Die Rechnung ist aufgegangen: Wenn der Kohlevorrat von Garzweiler I ausgeschöpft ist, will RWE das restliche Gebiet bis zur Autobahn abbaggern, auch unter den Obstbäumen. Gegen die von RWE geforderte Grundabtretung hat der nordrhein-westfälische Landesverband des BUND Klage eingelegt. Eine Zwangsenteignung nennen das die BUND-Aktivisten, die zumal gegen das Allgemeinwohl verstoße. „Der Schutz der von der Verfassung garantierten Grundrechte und der Erhalt der natürlichen Lebensgrundlagen sind gegenüber den allein wirtschaftlichen Interessen der RWE Power AG vorrangig“, argumentiert der Landesvorsitzende des Verbandes, Klaus Brunsmeier. „Der BUND wird sein Eigentum auch auf dem Rechtsweg, nötigenfalls bis hin zum Bundesverfassungsgericht, verteidigen.“ Es sei das erste Mal, so der BUND-Sprecher Dirk Jansen, dass im Zusammenhang mit dem Braunkohleabbau ein Grundeigentümer seine Grundrechte prüfen lasse.
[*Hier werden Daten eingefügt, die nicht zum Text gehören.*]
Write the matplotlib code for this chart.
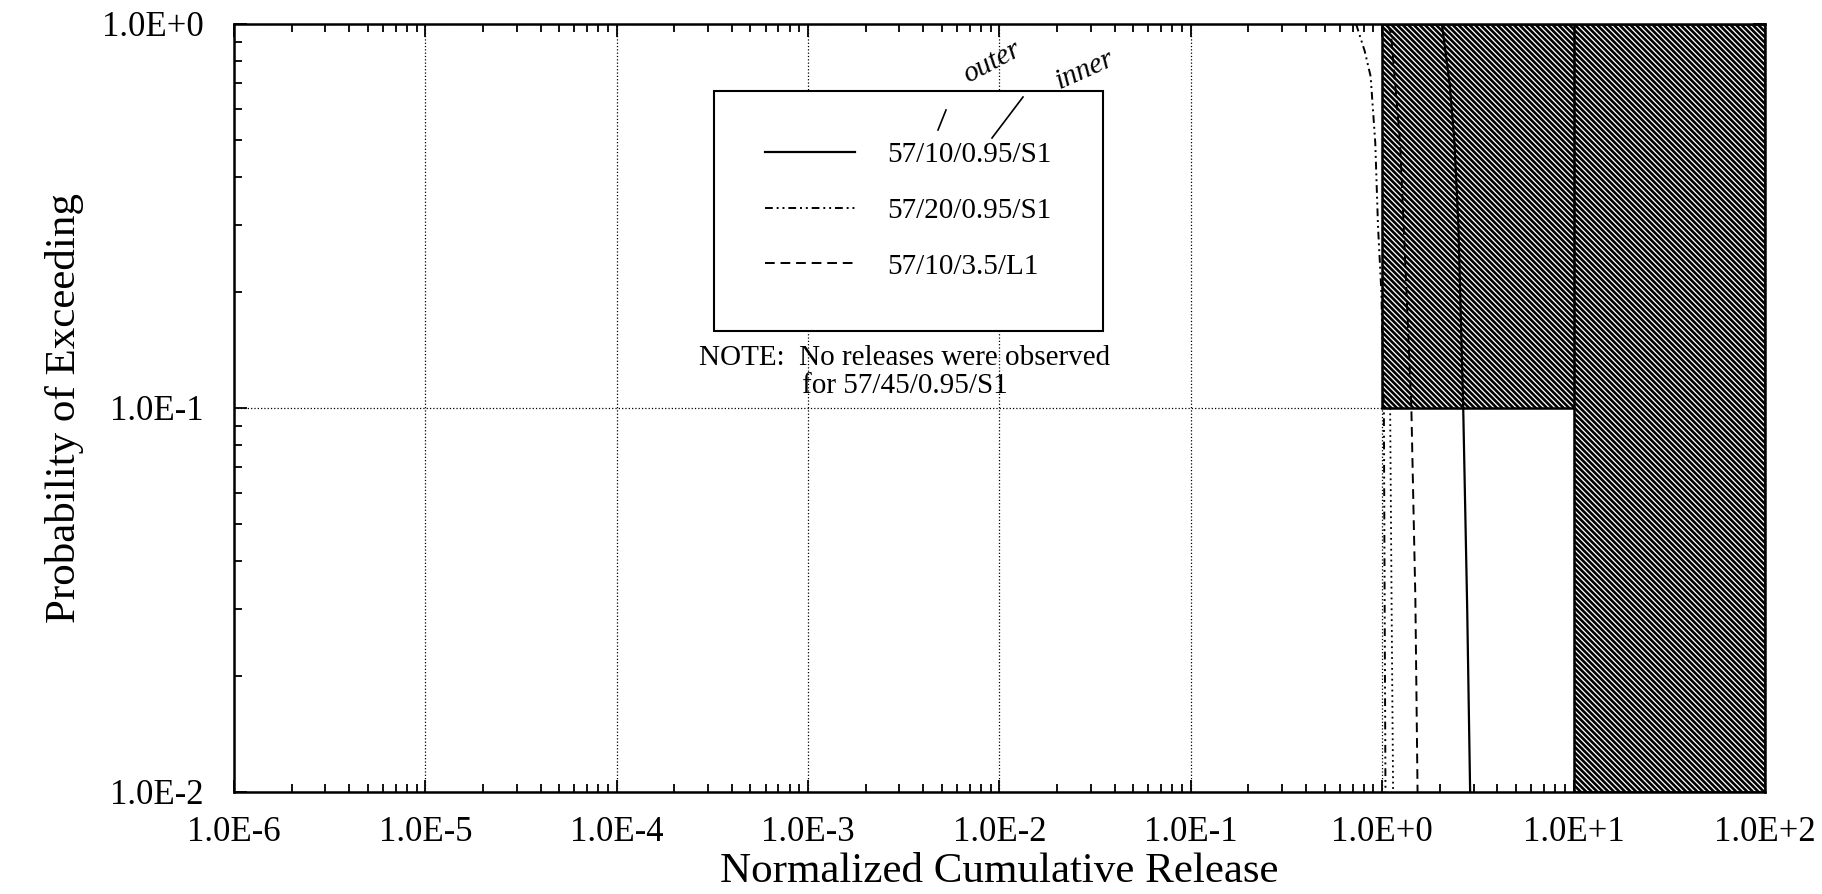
import numpy as np
import matplotlib
matplotlib.use('Agg')
import matplotlib.pyplot as plt
from matplotlib.ticker import LogLocator, FuncFormatter, NullFormatter

plt.rcParams['font.family'] = ['Liberation Serif', 'DejaVu Serif']
plt.rcParams['hatch.linewidth'] = 1.9

# --- data ---
# 57/10/0.95/S1 (solid)
p_s1 = [1.0, 0.7, 0.5, 0.3, 0.1, 0.03, 0.01]
x_s1 = [2.05, 2.25, 2.38, 2.50, 2.65, 2.78, 2.88]
# 57/20/0.95/S1 (dash-dot)
p_s20 = [1.0, 0.85, 0.73, 0.49, 0.3, 0.2, 0.1, 0.03, 0.01]
x_s20 = [0.73, 0.81, 0.87, 0.92, 0.95, 0.99, 1.02, 1.03, 1.04]
# second trace next to it below 0.1 (dotted)
p_s20b = [0.1, 0.03, 0.01]
x_s20b = [1.10, 1.12, 1.14]
# 57/10/3.5/L1 (dashed)
p_l1 = [1.0, 0.95, 0.49, 0.2, 0.1, 0.032, 0.01]
x_l1 = [1.06, 1.11, 1.24, 1.34, 1.42, 1.49, 1.53]

# hatched limit regions: (x0, x1, p0, p1)
limit_boxes = [(1.0, 100.0, 0.1, 1.0), (10.0, 100.0, 0.01, 1.0)]

legend_labels = ['57/10/0.95/S1', '57/20/0.95/S1', '57/10/3.5/L1']
note = 'NOTE:  No releases were observed\nfor 57/45/0.95/S1'

fig = plt.figure(figsize=(18.22, 8.94), dpi=100)
ax = fig.add_axes([0.1284, 0.1141, 0.8403, 0.8591])
ax.set_xscale('log')
ax.set_yscale('log')
ax.set_xlim(1e-6, 1e2)
ax.set_ylim(1e-2, 1.0)
ax.set_axisbelow(True)

for x0, x1, p0, p1 in limit_boxes:
    ax.fill([x0, x1, x1, x0], [p0, p0, p1, p1], facecolor='white',
            edgecolor='black', hatch='\\\\\\\\\\\\', linewidth=1.8, zorder=1)

h1, = ax.plot(x_s1, p_s1, color='black', lw=1.6, ls='-', zorder=3)
h2, = ax.plot(x_s20, p_s20, color='black', lw=1.4, ls=(0, (4, 2, 1, 2, 1, 2)), zorder=3)
ax.plot(x_s20b, p_s20b, color='black', lw=1.3, ls=(0, (1, 2)), zorder=3)
h3, = ax.plot(x_l1, p_l1, color='black', lw=1.4, ls=(0, (5, 3)), zorder=3)

ax.grid(which='major', color='black', linestyle=':', linewidth=0.9)

fmt = FuncFormatter(lambda v, pos: '1.0E{:+d}'.format(int(round(np.log10(v)))))
ax.xaxis.set_major_locator(LogLocator(base=10, numticks=20))
ax.yaxis.set_major_locator(LogLocator(base=10, numticks=20))
ax.xaxis.set_minor_locator(LogLocator(base=10, subs=np.arange(2, 10), numticks=20))
ax.yaxis.set_minor_locator(LogLocator(base=10, subs=np.arange(2, 10), numticks=20))
ax.xaxis.set_major_formatter(fmt)
ax.yaxis.set_major_formatter(fmt)
ax.xaxis.set_minor_formatter(NullFormatter())
ax.yaxis.set_minor_formatter(NullFormatter())
ax.tick_params(which='both', direction='in', top=True, right=True, width=1.3)
ax.tick_params(which='major', length=9, labelsize=25)
ax.tick_params(axis='x', which='major', pad=17)
ax.tick_params(axis='y', which='major', pad=22)
ax.tick_params(which='minor', length=6)
for sp in ax.spines.values():
    sp.set_linewidth(1.8)

ax.set_xlabel('Normalized Cumulative Release', fontsize=31, labelpad=3)
ax.set_ylabel('Probability of Exceeding', fontsize=31, labelpad=13)

leg = ax.legend([h1, h2, h3], legend_labels, loc='upper left',
                bbox_to_anchor=(714 / 1822, 1 - 91 / 894),
                bbox_transform=fig.transFigure, fontsize=21, frameon=True,
                fancybox=False, framealpha=1, edgecolor='black',
                borderpad=1.75, handlelength=3.1, handletextpad=1.1,
                labelspacing=1.0, borderaxespad=0)
leg.get_frame().set_linewidth(1.5)

fig.text(905 / 1822, 1 - 372 / 894, note, ha='center', va='center',
         fontsize=21, linespacing=1.1)

# handwritten marks on the scan
fig.text(992 / 1822, 1 - 62 / 894, 'outer', rotation=28, fontsize=21,
         style='italic', ha='center', va='center')
fig.text(1085 / 1822, 1 - 70 / 894, 'inner', rotation=24, fontsize=21,
         style='italic', ha='center', va='center')
fig.add_artist(plt.Line2D([938 / 1822, 946 / 1822], [1 - 130 / 894, 1 - 110 / 894],
                          color='black', lw=1.2))
fig.add_artist(plt.Line2D([992 / 1822, 1023 / 1822], [1 - 138 / 894, 1 - 97 / 894],
                          color='black', lw=1.2))

fig.savefig('out.png', dpi=100)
Auch das 800 Jahre alte Otzenrath auf der anderen Seite der Autobahn soll nach Plänen der RWE von der Landkarte verschwinden. Doch die meisten Einwohner haben sich jahrelangem Druck des Energieriesen gebeugt und sind bereits in das wenige Kilometer entfernte, komplett neu gebaute Dorf Spenrath gezogen. Geplant auf dem Reissbrett, finanziert von RWE und aus Städtebau-Förderungsmitteln des Landes. In Otzenrath reißt jetzt schon ein Bagger ein Wohnhaus gegenüber der Kirche ein. Ein älterer Herr schaut mit Sohn und Enkel zu. Die drei sind extra aus der Neusser Gegend angereist. „Vielleicht können wir etwas mitnehmen“, sagt der Großvater und lässt die Arbeiter eine Wohnungstür herbei holen. Ein paar Meter weiter, an der kleinen Ortsumgehungsstraße, mäht ein Arbeiter die Wiese. „Im Auftrag der Rheinbraun“, erzählt er. „Hier soll es schön aussehen. Schließlich fahren Autos vorbei.“

Nach Meinung des BUND gibt es kein zwingendes öffentliches Interesse mehr am Braunkohleabbau. Ein „hervorragendes Gutachten“ des Ökoinstituts belege den energiepolitischen Wandel weg von der Kohle, hin zu umweltfreundlicheren Alternativen in Form hocheffizienter Gaskraftwerke, erneuerbarer Energien und Energiesparen. „Der Tagebau steht wegen seiner weit reichenden ökologischen, sozialen und klimapolitischen Folgen im Widerspruch zum Wohl der Allgemeinheit“, so der BUND. „Auch ohne Garzweiler II gehen die Lichter nicht aus.“

Die vorgestern angestrengte Klage vor dem OVG Düsseldorf sei „schwebend wirksam“, sagt der vom Verband beauftragte Rechtsanwalt Dirk Teßmer. RWE können bis auf Weiteres nicht über das Grundstück verfügen, sondern sei jetzt im Zugzwang, die „energiepolitische Notwendigkeit“ von Garzweiler II vor Gericht zu belegen. „Wenn RWE die nicht nachweisen kann, ist Schluss“, hoffen die BUND-Leute. Den meisten Otzenrathern hilft das nicht mehr.